8 de noviembre de 2014

¡Capítulo Cuarto!



C A P I T U L O  I V



Hace unos años ocurrió un suceso en E.E.U.U. que seguro todos recordareis. Un magistral apagón dejó gran parte del país en una profunda oscuridad. Puso en evidencia el precario sistema eléctrico de la máxima potencia mundial, y nos permitió descubrir que ese hecho multiplicó fenómenos de vandalismo, caos y miedo.

Parece como si la falta de luz nublara la razón del hombre, propiciando que salieran a flote los peores instintos del ser humano.

De la misma manera, paseando de noche por el Paseo de Gracia de Barcelona, me llamó la atención algunos edificios iluminados adecuadamente, que impresionaban por su belleza y majestuosidad, pero al recorrerlos por la mañana comprobé que estaban necesitados de alguna rehabilitación, porque la polución y el tiempo habían hecho mella en sus hermosas fachadas.

Las mujeres sabemos, por propia experiencia, que cuando tenemos las cortinas echadas o las persianas bajadas en nuestra casa, nos congratulamos pensando lo limpio que está todo; sensación que termina cuando abrimos los postigos y entra la luz del sol, enfrentándonos a la cruda realidad de una capa de polvo encima de los muebles que termina con la ilusión de que, tal vez ese día, nos hubiéramos librado de esa pesada tarea doméstica.

Por tanto deduzco que la luz del sol, sus rayos, nos muestran las cosas como en realidad son y no como quisiéramos que fueran.
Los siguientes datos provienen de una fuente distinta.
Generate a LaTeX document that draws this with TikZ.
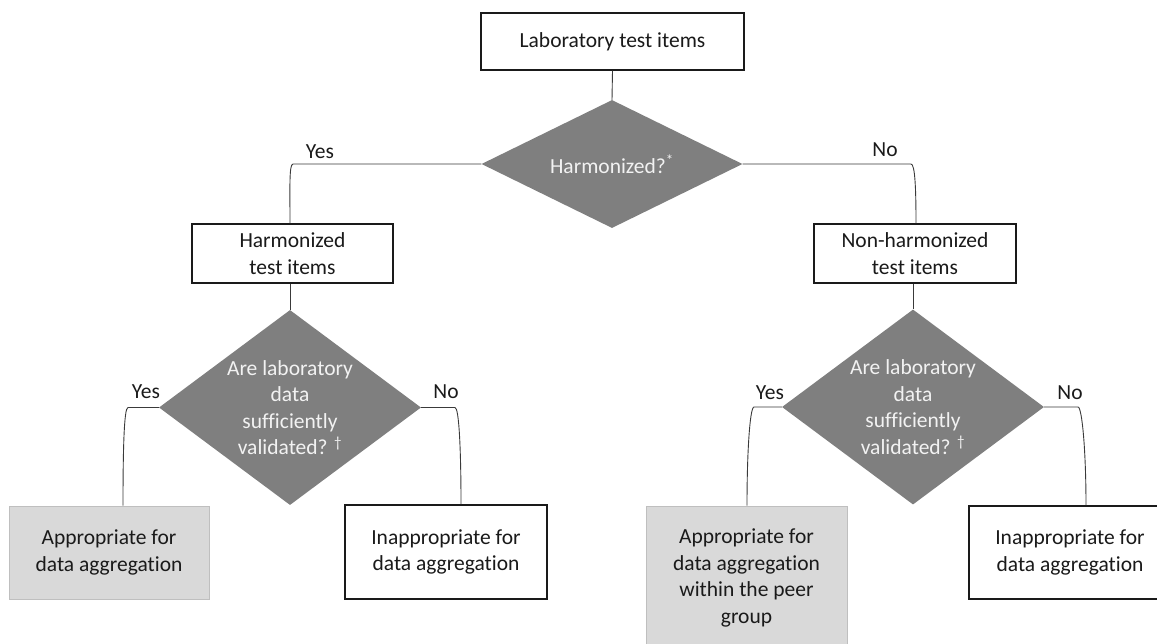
\documentclass[tikz,border=0pt]{standalone}
\usepackage{fontspec}
\setmainfont{Carlito}[Ligatures=CommonOff]
\usetikzlibrary{shapes.geometric}
\definecolor{ink}{HTML}{1A1A1A}
\definecolor{wire}{HTML}{3A3A3A}
\definecolor{decfill}{HTML}{7F7F7F}
\definecolor{decink}{HTML}{F2F2F2}
\definecolor{okfill}{HTML}{D9D9D9}
\definecolor{okedge}{HTML}{BFBFBF}

\begin{document}
\begin{tikzpicture}[x=1pt,y=-1pt]
\tikzstyle{every node}+=[inner sep=0pt, align=center, text=ink, font=\fontsize{21.5}{26.5}\selectfont]
\tikzstyle{box}=[draw=ink, line width=1.4pt, fill=white]
\tikzstyle{okbox}=[draw=okedge, line width=0.8pt, fill=okfill]
\tikzstyle{decision}=[diamond, fill=decfill, text=decink, inner sep=-8pt]
\tikzstyle{link}=[draw=wire, line width=0.9pt]
\useasboundingbox (0,0) rectangle (1157,643);
\node [box, minimum width=263, minimum height=57] (lab) at (612.5,41.5) {Laboratory test items};
\node [decision, minimum width=261, minimum height=128] (harm) at (612,164) {Harmonized?\textsuperscript{*}};
\node [box, minimum width=201, minimum height=59] (hti) at (292.5,253.5) {Harmonized\\test items};
\node [box, minimum width=202, minimum height=59] (nti) at (915,253.5) {Non-harmonized\\test items};
\node [decision, minimum width=262, minimum height=195] (valh) at (290,407.5) {Are laboratory\\data\\sufficiently\\validated? \textsuperscript{\textdagger}};
\node [decision, minimum width=262, minimum height=195] (valn) at (913,407) {Are laboratory\\data\\sufficiently\\validated? \textsuperscript{\textdagger}};
\node [okbox, minimum width=200, minimum height=93] (okh) at (109,552.5) {Appropriate for\\data aggregation};
\node [box, minimum width=202, minimum height=94] (noh) at (446,552) {Inappropriate for\\data aggregation};
\node [okbox, minimum width=201, minimum height=144] (okn) at (746.5,578) {Appropriate for\\data aggregation\\within the peer\\group};
\node [box, minimum width=202, minimum height=93] (non) at (1070,552.5) {Inappropriate for\\data aggregation};
\node (yes1) at (320,152) {Yes};
\node (no1) at (885,150) {No};
\node (yes2) at (146,392) {Yes};
\node (no2) at (446,392) {No};
\node (yes3) at (770,393) {Yes};
\node (no3) at (1070,393) {No};
\draw [link] (lab.south) -- (harm.north);
\draw [link] (valh.north |- hti.south) -- (valh.north);
\draw [link] (valn.north |- nti.south) -- (valn.north);
\draw [link] (harm.west) -- ([xshift=0.5]hti.north |- harm.west) .. controls +(-4,0) and +(0,-35) .. ([xshift=-2.5]hti.north);
\draw [link] (harm.east) -- ([xshift=-4]nti.north |- harm.east) .. controls +(4,0) and +(0,-35) .. ([xshift=1]nti.north);
\draw [link] (valh.west) -- ([xshift=19]okh.north |- valh.west) .. controls +(-4,0) and +(0,-55) .. ([xshift=14]okh.north);
\draw [link] (valh.east) -- ([xshift=9]noh.north |- valh.east) .. controls +(4,0) and +(0,-55) .. ([xshift=15]noh.north);
\draw [link] (valn.west) -- ([xshift=7.5]okn.north |- valn.west) .. controls +(-4,0) and +(0,-55) .. ([xshift=0.5]okn.north);
\draw [link] (valn.east) -- ([xshift=8]non.north |- valn.east) .. controls +(4,0) and +(0,-55) .. ([xshift=16]non.north);
\end{tikzpicture}
\end{document}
Es en parte, como enfrentarse a la verdad de los hechos.

Cuando leí en el Evangelio que Cristo se definía como la Luz del mundo, me sirvieron todas las anteriores circunstancias para llegar a una mayor comprensión de sus palabras. Él nos descubre nuestras carencias, nuestros errores, que la soberbia al igual que los postigos, no nos dejaban vislumbrar.

Cuando en nuestras vidas hay un apagón de fe, salen a la superficie los pecados capitales que todos llevamos impresos, por el pecado original, en nuestra naturaleza: la codicia, ese afán de tener algo a cualquier precio; la pereza que nos predispone a las omisiones; la gula y la lujuria que nos animalizan; el mal genio incontrolado que se convierte en ira; la envidia, que no perdona la suerte de nuestro prójimo. En definitiva, lo peor de nosotros mismos.

Cualquier ciego daría lo que tiene por poder abrir la luz de sus ojos. Lo primero que hacemos al entrar en una sala a oscuras es buscar el interruptor que la ilumine y nos facilite el no tropezar con los objetos que allí se encuentran. En la vida interior ocurre lo mismo… Tal vez Cristo nos muestre realidades personales y profundas, desconocidas para nosotros, que nos enfrenten a la urgencia de ser mejoradas. Tal vez nos complique la existencia al tomar conciencia de nuestra pequeñez frente a la alta estima con que nos valoramos. Pero una cosa es evidente para el ser humano: sin sol no podemos vivir, aunque a veces nos incomode, no solo biológicamente sino anímicamente.

En una de las intervenciones quirúrgicas que tuve, comprobé como una enferma a la que le habían realizado una histerectomía, mejoraba considerablemente por el solo hecho de cambiarla de habitación. De una interior, en la que todo el día tenía luz artificial, la pasaron a una exterior donde entraba el sol a raudales. Ese simple gesto contribuyó a que su actitud  variara, y comenzó a luchar para mejorar.

Es necesario decirle al mundo que hay Alguien que ilumina la oscuridad del alma, que nos da fuerzas, con su amor, para levantarnos en cada caída.

La Luz es vida, nos hace crecer como personas y nos guía en ese corto camino que es nuestro deambular hacia la casa del Padre.